The House of Representatives passed a defense policy bill Thursday that will cut military members benefits and expand military action in Iraq and Syria.
The bill which will provide up to $521.3 billion for the military and $63.7 billion for overseas operations was passed 300-119. The bill also approves a 1 percent White House cap on troop pay raises, down from 1.8 percent increases. It opts for a variety of other cuts next year while leaving the door open for frequent reductions requested by the Pentagon, such as:
- Basic housing allowances will go from covering 100 percent to 99 percent of costs, while the military hopes to eventually bring that down to 95 percent.
- Tricare pharmacy copays will cost troops $3 more, which could still be on track to meet the Pentagon goal of requiring $30 more out of pocket for prescription medicine within a decade.
- The $1.3 billion budget for base commissaries around the world will be reduced by $100 million.

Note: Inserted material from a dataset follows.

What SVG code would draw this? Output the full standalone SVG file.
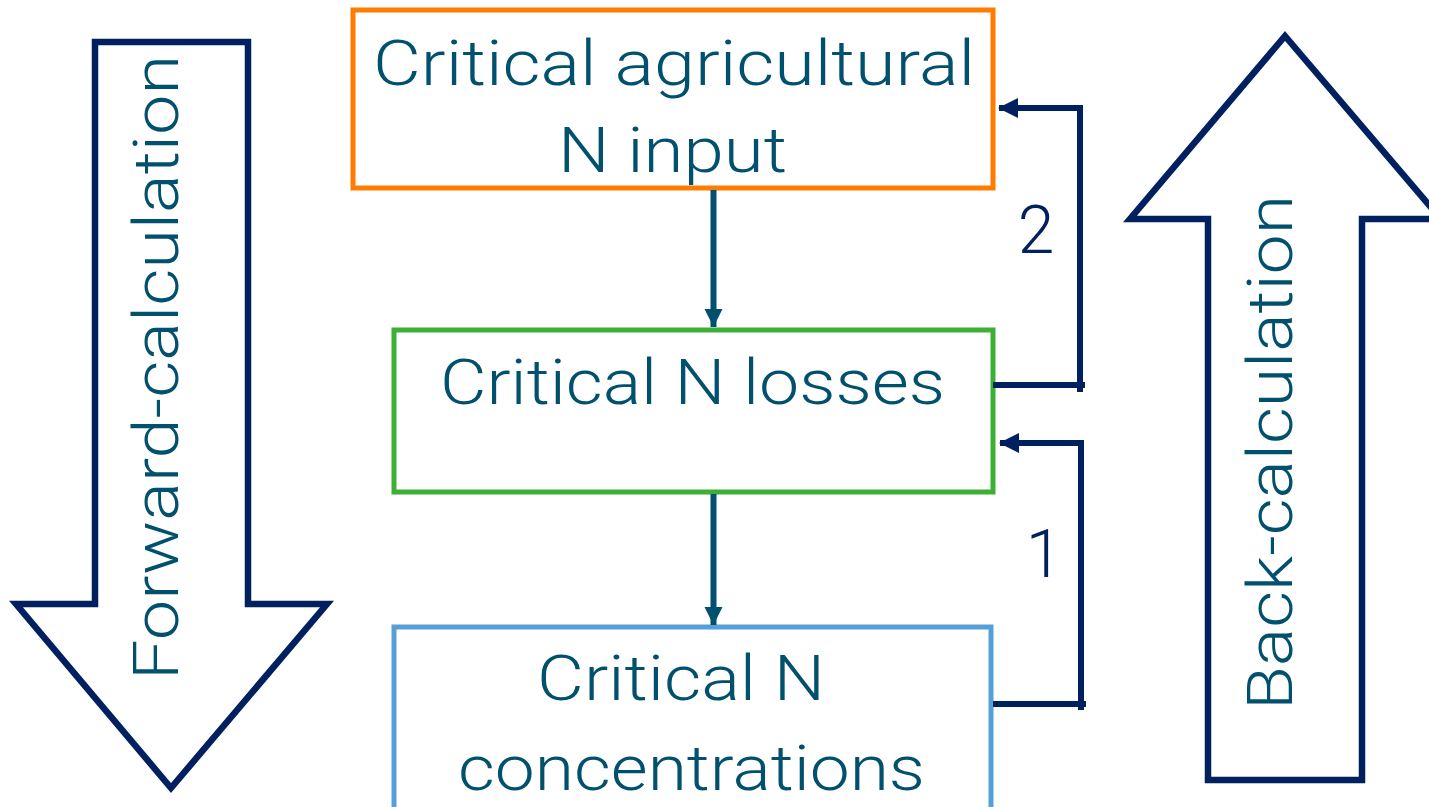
<svg xmlns="http://www.w3.org/2000/svg" width="1429" height="807" viewBox="0 0 1429 807">
  <style>
    .lbl { font-family: Roboto, "DejaVu Sans", "Liberation Sans", sans-serif; font-weight: 300; font-size: 63px; fill: #00506E; }
    .num { font-family: Roboto, "DejaVu Sans", "Liberation Sans", sans-serif; font-weight: 300; font-size: 66px; fill: #002060; }
    .big { fill: #FFFFFF; stroke: #002060; stroke-width: 6.5; stroke-linejoin: miter; }
    .box { fill: #FFFFFF; stroke-width: 5; }
    .flow { stroke: #00506E; stroke-width: 6; fill: none; }
    .fb { stroke: #002060; stroke-width: 6; fill: none; stroke-linecap: square; }
  </style>
  <defs>
    <marker id="headTeal" markerUnits="userSpaceOnUse" markerWidth="20" markerHeight="20" viewBox="0 0 20 18" refX="18" refY="9" orient="auto">
      <path d="M0,0 L18,9 L0,18 Z" fill="#00506E"/>
    </marker>
  </defs>

  <rect width="1429" height="807" fill="#FFFFFF"/>

  <g id="forward-arrow">
    <polygon class="big" points="95,42 248,42 248,604 327,604 171,788 16,604 95,604"/>
    <text class="lbl" transform="translate(178,367.5) rotate(-90)" text-anchor="middle" textLength="625" lengthAdjust="spacingAndGlyphs">Forward-calculation</text>
  </g>

  <g id="back-arrow">
    <polygon class="big" points="1285,36 1441,219 1362,219 1362,780 1208,780 1208,219 1130,219"/>
    <text class="lbl" transform="translate(1292,452.5) rotate(-90)" text-anchor="middle" textLength="515" lengthAdjust="spacingAndGlyphs">Back-calculation</text>
  </g>

  <g id="node-input">
    <rect class="box" x="353" y="10" width="640" height="178" stroke="#FF7C00"/>
    <text class="lbl" x="674" y="85" text-anchor="middle" textLength="602" lengthAdjust="spacingAndGlyphs">Critical agricultural</text>
    <text class="lbl" x="672.5" y="172" text-anchor="middle" textLength="229" lengthAdjust="spacingAndGlyphs">N input</text>
  </g>

  <g id="node-losses">
    <rect class="box" x="394" y="330" width="599" height="162" stroke="#3BB034"/>
    <text class="lbl" x="692.5" y="404" text-anchor="middle" textLength="505" lengthAdjust="spacingAndGlyphs">Critical N losses</text>
  </g>

  <g id="node-concentrations">
    <rect class="box" x="394" y="627" width="597" height="190" stroke="#55A0D8"/>
    <text class="lbl" x="681" y="700" text-anchor="middle" textLength="288" lengthAdjust="spacingAndGlyphs">Critical N</text>
    <text class="lbl" x="691.5" y="790" text-anchor="middle" textLength="467" lengthAdjust="spacingAndGlyphs">concentrations</text>
  </g>

  <g id="connectors">
    <line class="flow" x1="713.5" y1="190" x2="713.5" y2="327" marker-end="url(#headTeal)"/>
    <line class="flow" x1="713.5" y1="494" x2="713.5" y2="625" marker-end="url(#headTeal)"/>
    <path class="fb" d="M996,385 H1082 M1080,389 V108 H1002" />
    <polygon points="998,108 1018,98 1018,118" fill="#002060"/>
    <path class="fb" d="M996,704 H1083 M1081,707 V443 H1003" />
    <polygon points="999,443 1019,433 1019,453" fill="#002060"/>
  </g>

  <g id="labels">
    <text class="num" x="1036" y="253" text-anchor="middle">2</text>
    <text class="num" x="1044" y="577" text-anchor="middle">1</text>
  </g>
</svg>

Brass wants a total of $900 million in reductions
According to the Associated Press, Rep. Adam Smith, a Democrat on the House of Armed Services Committee is completely against U.S. involvement overseas.

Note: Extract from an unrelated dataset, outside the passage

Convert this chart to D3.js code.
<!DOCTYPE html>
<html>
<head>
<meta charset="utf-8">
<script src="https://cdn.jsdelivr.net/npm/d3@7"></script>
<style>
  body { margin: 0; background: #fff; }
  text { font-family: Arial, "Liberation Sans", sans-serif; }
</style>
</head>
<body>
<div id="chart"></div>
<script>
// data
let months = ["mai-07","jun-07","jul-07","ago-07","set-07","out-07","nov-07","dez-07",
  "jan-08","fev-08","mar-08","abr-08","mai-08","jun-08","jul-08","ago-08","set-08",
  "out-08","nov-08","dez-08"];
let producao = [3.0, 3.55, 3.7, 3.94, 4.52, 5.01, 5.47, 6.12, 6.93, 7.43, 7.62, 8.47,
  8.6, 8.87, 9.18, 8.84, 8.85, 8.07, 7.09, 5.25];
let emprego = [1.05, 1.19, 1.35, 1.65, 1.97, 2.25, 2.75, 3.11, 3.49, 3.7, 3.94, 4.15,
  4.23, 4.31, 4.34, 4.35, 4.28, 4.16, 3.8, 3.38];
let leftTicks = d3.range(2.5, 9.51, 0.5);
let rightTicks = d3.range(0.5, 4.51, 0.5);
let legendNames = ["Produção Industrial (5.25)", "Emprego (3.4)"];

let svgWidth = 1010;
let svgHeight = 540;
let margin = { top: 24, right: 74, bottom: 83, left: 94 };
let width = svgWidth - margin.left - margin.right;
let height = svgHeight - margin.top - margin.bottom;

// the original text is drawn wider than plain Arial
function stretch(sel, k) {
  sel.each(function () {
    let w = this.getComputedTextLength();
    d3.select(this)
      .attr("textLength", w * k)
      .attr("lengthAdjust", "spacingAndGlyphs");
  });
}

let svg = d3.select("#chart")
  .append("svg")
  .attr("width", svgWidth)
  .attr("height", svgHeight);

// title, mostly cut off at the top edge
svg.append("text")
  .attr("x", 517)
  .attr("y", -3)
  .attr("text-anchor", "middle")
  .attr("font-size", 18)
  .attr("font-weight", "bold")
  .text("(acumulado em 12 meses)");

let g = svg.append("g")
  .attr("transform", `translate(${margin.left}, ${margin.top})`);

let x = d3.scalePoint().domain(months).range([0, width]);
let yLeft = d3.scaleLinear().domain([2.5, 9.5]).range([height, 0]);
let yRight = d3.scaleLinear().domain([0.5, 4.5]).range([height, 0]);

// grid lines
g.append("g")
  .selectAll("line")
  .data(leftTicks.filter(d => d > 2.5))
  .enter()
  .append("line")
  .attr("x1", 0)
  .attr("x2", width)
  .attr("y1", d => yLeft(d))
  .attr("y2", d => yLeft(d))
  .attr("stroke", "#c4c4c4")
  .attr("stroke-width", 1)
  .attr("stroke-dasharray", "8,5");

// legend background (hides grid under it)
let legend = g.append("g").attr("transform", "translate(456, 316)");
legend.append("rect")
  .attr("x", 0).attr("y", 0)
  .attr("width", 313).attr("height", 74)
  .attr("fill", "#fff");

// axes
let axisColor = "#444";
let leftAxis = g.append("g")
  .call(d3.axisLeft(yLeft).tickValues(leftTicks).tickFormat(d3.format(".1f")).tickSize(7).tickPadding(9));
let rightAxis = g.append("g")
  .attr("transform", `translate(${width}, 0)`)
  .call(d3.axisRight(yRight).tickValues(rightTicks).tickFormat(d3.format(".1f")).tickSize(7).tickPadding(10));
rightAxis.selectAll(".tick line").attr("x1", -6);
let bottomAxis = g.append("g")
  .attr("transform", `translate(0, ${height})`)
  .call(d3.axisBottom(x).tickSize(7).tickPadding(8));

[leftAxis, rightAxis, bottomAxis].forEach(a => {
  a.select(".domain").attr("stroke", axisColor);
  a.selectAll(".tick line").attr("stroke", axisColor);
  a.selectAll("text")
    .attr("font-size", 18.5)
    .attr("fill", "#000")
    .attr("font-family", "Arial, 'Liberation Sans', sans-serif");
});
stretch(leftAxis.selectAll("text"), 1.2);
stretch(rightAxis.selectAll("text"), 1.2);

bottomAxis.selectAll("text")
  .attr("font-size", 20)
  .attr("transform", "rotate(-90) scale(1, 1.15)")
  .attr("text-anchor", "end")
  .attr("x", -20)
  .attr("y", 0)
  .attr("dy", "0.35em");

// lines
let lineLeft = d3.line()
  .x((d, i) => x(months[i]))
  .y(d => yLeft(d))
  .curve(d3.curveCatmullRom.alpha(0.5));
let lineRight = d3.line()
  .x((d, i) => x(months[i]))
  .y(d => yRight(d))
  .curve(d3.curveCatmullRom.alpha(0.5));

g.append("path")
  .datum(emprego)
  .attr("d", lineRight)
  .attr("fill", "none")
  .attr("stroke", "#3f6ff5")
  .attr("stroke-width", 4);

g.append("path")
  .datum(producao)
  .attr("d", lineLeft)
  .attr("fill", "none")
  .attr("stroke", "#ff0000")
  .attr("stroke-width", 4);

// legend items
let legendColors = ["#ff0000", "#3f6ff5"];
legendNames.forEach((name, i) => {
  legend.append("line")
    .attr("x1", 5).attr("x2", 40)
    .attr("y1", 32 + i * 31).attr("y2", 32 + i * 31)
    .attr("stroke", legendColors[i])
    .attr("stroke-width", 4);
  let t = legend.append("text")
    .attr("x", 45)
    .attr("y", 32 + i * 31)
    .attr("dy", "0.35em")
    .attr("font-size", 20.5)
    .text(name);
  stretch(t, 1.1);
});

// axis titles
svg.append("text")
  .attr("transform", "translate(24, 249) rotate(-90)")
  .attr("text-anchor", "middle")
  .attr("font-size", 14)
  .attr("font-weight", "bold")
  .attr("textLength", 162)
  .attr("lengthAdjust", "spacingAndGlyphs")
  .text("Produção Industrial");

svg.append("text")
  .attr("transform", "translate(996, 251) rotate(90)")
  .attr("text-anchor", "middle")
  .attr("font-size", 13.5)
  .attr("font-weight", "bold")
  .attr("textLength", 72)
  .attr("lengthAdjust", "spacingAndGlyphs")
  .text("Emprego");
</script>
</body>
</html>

“The train and equip mission is just that,” Smith said. “I don’t want U.S. combat troops fighting this ground war …. By training and equipping the Syrians and Iraqis, we can empower them to fight their own ground war with our support from the air.”
The new defense policy will also address consequences for sexual assault in the military which increased by 8 percent in 2014. 6,000 sexual assaults in the military were reported this year compared to 5,500 in 2013.